▶ Exercise instructions:
Starting at the line that contains "Clone this chart in seaborn and matplotlib.", reproduce each line exactly up to and including the line that contains "import seaborn as sns". Reproduce nothing else.

** begin Items **

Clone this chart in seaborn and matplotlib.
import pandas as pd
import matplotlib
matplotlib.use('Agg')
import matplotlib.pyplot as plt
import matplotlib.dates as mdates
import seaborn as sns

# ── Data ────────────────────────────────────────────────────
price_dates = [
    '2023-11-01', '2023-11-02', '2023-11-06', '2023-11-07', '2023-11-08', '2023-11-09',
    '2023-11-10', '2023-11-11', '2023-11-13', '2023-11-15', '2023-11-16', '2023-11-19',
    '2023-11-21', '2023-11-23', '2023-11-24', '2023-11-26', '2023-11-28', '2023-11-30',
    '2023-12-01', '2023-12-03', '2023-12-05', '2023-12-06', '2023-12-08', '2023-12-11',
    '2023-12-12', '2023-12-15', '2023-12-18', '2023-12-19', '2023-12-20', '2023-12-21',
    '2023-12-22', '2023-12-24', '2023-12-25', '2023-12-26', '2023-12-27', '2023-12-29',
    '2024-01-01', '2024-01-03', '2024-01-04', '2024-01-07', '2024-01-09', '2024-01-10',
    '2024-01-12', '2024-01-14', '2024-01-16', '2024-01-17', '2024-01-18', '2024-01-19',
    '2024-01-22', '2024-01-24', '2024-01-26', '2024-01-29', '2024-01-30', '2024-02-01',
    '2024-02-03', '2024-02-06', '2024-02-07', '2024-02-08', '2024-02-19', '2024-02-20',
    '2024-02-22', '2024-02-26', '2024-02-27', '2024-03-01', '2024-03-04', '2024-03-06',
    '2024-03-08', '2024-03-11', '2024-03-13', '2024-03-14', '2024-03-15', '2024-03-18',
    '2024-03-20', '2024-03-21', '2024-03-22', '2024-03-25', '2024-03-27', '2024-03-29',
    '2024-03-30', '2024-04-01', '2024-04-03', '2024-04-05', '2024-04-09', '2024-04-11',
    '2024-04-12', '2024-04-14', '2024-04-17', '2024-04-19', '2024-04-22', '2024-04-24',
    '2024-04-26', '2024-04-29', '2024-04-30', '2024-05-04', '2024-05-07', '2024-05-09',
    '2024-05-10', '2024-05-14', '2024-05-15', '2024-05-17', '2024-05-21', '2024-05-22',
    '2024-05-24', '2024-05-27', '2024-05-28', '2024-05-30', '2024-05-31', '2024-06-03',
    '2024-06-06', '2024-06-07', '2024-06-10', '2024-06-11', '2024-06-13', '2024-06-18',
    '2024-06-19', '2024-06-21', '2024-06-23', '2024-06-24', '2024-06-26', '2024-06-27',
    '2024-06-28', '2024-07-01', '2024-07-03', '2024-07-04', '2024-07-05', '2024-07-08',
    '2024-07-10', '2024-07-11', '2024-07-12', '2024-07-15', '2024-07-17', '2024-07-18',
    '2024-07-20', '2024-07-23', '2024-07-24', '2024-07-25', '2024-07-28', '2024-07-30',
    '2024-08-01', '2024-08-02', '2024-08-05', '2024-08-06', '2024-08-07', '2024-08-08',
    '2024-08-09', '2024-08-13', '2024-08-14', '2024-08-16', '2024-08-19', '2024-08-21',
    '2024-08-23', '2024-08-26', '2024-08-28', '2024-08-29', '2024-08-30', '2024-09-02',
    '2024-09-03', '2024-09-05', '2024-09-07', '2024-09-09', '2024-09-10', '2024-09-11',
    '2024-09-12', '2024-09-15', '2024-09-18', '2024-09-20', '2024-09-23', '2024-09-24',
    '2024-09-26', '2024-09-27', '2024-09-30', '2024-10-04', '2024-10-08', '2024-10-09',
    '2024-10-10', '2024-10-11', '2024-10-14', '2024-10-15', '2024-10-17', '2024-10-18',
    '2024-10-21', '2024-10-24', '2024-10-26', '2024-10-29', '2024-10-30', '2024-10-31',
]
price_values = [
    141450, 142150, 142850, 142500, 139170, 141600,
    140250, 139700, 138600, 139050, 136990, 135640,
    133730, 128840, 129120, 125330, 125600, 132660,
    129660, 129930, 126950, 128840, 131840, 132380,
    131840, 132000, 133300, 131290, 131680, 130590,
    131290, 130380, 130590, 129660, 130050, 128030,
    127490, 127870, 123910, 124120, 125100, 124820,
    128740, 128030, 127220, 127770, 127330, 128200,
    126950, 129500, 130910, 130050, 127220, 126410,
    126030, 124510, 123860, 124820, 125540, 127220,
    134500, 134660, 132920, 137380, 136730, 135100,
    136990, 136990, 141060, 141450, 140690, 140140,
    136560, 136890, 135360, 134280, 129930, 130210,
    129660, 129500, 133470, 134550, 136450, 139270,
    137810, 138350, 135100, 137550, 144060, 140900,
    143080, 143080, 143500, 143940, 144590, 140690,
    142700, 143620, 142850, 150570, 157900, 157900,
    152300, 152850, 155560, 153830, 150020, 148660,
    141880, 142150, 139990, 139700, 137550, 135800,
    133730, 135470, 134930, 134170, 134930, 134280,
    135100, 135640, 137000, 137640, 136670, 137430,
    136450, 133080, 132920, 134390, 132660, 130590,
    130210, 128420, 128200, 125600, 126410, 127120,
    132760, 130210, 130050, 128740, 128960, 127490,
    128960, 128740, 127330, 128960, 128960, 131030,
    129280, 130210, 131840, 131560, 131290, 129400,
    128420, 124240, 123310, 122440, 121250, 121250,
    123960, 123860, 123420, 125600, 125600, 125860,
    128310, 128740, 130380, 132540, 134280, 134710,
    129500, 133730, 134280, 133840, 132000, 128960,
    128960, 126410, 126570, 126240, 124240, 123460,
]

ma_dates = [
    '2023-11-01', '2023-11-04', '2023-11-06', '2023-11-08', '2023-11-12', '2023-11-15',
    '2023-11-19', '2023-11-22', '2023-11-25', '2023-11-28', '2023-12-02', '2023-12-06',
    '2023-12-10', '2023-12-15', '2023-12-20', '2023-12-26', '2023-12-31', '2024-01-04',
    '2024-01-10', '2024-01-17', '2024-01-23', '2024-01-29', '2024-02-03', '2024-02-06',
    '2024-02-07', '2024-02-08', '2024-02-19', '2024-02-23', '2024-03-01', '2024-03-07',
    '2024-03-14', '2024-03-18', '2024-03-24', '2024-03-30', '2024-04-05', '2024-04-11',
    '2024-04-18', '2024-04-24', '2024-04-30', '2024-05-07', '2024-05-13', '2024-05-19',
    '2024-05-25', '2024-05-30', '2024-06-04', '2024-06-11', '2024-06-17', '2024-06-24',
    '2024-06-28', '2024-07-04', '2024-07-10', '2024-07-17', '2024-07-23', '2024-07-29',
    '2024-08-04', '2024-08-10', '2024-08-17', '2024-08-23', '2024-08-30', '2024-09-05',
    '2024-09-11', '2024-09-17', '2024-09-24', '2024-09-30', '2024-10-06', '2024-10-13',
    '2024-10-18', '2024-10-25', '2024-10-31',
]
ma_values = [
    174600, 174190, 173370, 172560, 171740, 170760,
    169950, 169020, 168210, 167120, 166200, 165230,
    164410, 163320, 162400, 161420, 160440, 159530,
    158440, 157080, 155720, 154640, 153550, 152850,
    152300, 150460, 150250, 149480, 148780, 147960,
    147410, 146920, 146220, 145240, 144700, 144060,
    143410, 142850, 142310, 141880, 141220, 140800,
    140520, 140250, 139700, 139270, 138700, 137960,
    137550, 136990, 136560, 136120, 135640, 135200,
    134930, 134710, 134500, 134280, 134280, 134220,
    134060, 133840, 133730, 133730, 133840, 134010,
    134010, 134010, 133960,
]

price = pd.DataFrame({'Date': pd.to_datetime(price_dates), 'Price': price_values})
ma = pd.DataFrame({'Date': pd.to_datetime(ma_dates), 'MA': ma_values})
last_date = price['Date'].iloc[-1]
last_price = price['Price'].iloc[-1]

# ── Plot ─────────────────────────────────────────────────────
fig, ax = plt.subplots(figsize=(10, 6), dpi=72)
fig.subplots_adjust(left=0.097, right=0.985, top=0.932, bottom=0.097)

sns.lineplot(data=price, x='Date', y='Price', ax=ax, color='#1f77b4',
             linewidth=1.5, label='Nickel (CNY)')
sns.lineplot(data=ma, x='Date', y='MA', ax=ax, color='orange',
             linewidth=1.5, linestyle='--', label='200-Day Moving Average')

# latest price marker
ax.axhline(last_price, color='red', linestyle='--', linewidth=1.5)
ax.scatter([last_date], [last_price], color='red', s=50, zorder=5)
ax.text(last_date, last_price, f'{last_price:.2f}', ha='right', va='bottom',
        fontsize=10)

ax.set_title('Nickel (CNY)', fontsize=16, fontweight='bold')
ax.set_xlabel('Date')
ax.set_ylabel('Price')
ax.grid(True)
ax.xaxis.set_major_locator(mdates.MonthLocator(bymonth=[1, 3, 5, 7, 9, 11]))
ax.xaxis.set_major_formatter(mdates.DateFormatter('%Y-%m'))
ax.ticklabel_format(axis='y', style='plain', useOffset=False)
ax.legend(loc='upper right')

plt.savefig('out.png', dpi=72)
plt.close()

** end Items **
** begin Items **

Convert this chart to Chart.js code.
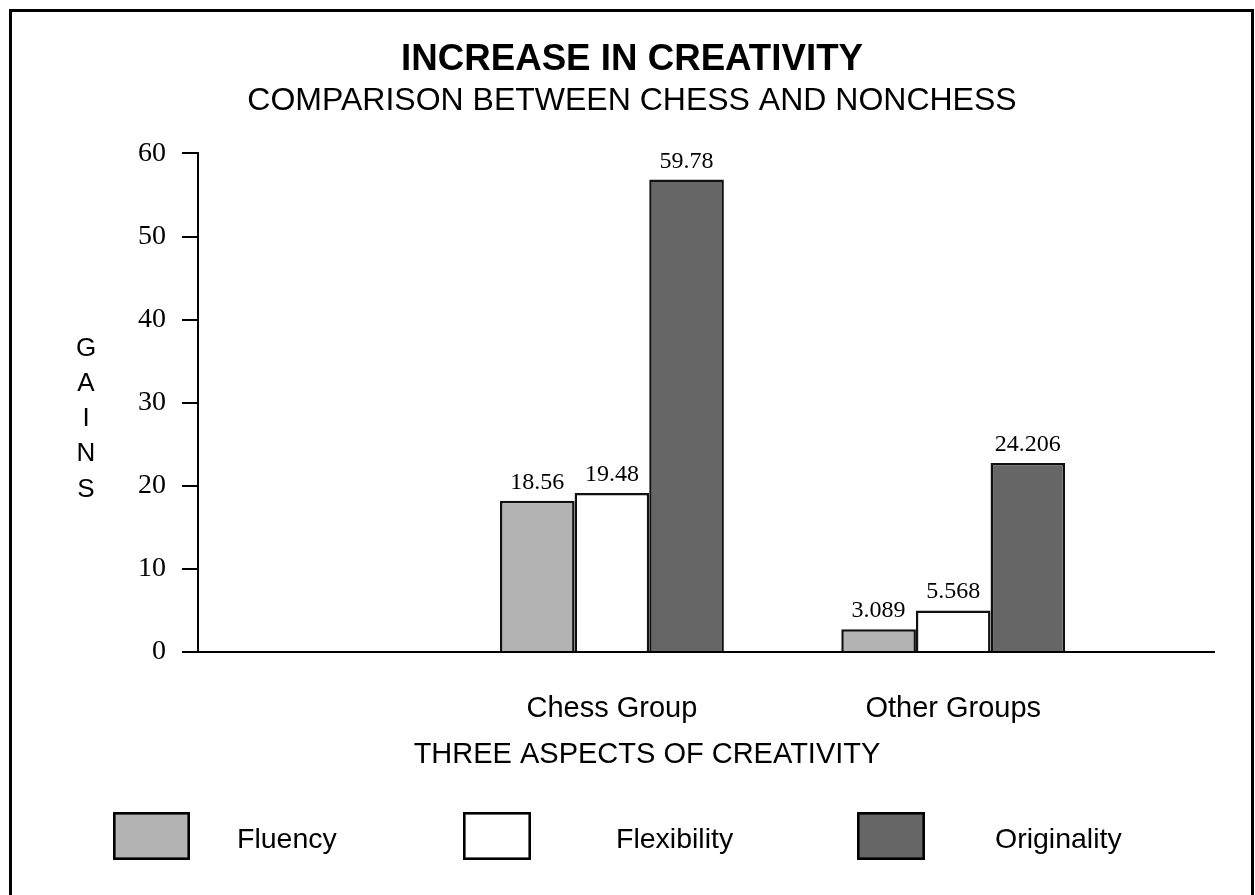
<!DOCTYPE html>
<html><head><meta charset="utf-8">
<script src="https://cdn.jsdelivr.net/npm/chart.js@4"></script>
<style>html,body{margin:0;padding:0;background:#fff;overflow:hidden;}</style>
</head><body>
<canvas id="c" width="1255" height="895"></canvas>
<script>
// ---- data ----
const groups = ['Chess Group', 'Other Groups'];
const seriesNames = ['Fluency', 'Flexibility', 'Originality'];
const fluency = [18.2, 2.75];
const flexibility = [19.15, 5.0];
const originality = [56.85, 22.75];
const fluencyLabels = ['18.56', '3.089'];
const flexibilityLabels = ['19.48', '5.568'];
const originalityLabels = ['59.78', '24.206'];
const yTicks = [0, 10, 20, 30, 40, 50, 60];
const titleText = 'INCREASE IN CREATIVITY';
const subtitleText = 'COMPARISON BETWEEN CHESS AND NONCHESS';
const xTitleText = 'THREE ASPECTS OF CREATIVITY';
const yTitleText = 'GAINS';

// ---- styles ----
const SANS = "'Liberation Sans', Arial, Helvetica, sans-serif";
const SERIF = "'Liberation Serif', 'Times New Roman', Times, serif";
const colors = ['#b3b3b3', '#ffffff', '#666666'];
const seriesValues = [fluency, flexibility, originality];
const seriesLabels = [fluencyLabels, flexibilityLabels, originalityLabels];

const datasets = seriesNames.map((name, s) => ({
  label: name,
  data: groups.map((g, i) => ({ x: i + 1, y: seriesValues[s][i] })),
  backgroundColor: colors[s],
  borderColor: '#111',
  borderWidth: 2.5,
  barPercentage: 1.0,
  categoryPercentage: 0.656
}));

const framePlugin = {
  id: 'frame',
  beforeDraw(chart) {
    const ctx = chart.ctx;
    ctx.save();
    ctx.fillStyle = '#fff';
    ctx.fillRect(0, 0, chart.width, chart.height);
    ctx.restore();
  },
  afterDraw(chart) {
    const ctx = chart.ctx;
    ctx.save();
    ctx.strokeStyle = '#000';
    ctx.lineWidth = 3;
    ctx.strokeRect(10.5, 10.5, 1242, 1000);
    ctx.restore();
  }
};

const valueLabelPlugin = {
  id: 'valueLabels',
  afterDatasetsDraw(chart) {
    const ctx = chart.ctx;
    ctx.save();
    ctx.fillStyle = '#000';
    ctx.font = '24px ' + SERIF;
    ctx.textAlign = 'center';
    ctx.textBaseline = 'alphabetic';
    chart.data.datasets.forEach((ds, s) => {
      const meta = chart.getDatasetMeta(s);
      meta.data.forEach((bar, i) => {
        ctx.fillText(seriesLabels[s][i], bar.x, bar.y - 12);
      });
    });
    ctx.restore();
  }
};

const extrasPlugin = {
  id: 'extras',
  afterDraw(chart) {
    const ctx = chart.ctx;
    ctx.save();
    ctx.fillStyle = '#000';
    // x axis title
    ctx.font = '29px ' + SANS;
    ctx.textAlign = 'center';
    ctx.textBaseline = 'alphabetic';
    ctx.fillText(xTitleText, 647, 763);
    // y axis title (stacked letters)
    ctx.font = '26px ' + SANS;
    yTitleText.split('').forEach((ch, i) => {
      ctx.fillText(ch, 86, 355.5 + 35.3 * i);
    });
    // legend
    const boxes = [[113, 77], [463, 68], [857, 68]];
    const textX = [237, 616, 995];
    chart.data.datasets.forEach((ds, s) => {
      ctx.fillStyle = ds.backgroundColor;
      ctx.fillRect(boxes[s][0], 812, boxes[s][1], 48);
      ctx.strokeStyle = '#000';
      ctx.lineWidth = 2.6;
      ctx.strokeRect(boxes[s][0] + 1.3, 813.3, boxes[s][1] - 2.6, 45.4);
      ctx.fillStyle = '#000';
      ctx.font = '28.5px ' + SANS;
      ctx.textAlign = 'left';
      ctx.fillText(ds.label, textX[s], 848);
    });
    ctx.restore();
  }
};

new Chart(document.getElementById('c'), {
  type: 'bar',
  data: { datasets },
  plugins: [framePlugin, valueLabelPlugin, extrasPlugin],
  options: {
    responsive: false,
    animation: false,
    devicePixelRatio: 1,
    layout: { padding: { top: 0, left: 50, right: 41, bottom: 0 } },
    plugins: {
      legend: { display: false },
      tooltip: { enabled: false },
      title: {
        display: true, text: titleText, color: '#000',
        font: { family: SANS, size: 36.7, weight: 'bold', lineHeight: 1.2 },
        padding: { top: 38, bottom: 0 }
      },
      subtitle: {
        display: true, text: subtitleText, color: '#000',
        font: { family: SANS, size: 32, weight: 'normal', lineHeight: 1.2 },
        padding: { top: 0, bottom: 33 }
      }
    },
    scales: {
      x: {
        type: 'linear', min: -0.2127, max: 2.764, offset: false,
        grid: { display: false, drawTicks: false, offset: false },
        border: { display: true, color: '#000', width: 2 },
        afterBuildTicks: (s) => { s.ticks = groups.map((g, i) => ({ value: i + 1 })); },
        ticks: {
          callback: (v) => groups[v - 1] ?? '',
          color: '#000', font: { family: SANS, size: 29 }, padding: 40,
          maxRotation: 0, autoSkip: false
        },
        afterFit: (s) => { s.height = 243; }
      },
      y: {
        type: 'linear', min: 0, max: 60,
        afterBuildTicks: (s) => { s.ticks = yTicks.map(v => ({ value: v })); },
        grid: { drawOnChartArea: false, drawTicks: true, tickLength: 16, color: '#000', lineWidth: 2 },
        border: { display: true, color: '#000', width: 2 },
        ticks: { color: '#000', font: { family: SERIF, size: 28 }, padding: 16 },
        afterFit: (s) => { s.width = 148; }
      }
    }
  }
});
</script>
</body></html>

** end Items **
** begin Items **

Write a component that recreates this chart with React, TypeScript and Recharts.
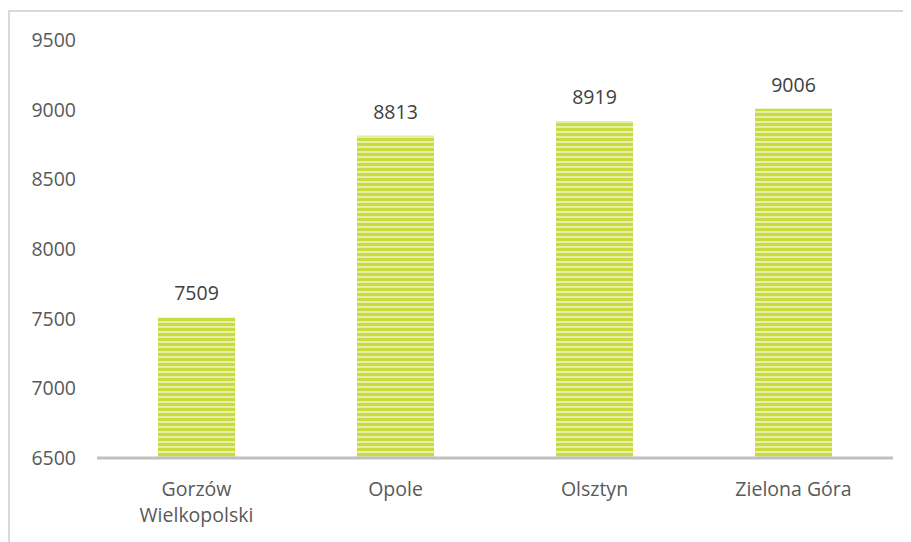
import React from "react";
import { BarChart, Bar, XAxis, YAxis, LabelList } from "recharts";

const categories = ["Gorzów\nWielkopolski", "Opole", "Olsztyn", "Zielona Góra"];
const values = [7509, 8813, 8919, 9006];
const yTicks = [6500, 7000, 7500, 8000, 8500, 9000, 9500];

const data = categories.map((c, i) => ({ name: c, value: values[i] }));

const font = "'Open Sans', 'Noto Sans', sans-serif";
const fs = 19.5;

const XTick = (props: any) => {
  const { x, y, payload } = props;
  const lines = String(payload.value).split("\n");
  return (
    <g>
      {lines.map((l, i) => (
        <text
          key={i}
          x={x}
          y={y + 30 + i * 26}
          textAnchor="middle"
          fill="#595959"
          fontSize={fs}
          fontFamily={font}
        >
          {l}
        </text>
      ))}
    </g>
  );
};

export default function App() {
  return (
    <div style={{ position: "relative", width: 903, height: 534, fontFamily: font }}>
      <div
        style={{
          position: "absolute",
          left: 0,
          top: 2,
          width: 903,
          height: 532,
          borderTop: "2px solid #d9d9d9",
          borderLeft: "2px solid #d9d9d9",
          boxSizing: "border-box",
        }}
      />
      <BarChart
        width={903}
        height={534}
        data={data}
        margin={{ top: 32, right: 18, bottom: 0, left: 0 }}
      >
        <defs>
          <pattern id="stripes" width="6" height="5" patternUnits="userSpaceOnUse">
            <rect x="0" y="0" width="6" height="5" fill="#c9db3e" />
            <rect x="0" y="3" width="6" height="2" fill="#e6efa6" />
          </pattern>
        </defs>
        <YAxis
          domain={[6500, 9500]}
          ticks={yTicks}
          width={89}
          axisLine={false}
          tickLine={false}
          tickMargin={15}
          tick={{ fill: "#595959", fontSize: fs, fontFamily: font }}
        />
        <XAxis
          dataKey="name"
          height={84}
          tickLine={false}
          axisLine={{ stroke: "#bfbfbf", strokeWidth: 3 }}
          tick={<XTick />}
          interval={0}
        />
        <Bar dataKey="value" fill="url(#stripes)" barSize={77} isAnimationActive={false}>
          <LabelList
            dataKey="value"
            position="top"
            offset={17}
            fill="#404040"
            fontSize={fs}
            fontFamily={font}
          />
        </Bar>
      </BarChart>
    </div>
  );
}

** end Items **

▶ Answer to the exercise:
Clone this chart in seaborn and matplotlib.
import pandas as pd
import matplotlib
matplotlib.use('Agg')
import matplotlib.pyplot as plt
import matplotlib.dates as mdates
import seaborn as sns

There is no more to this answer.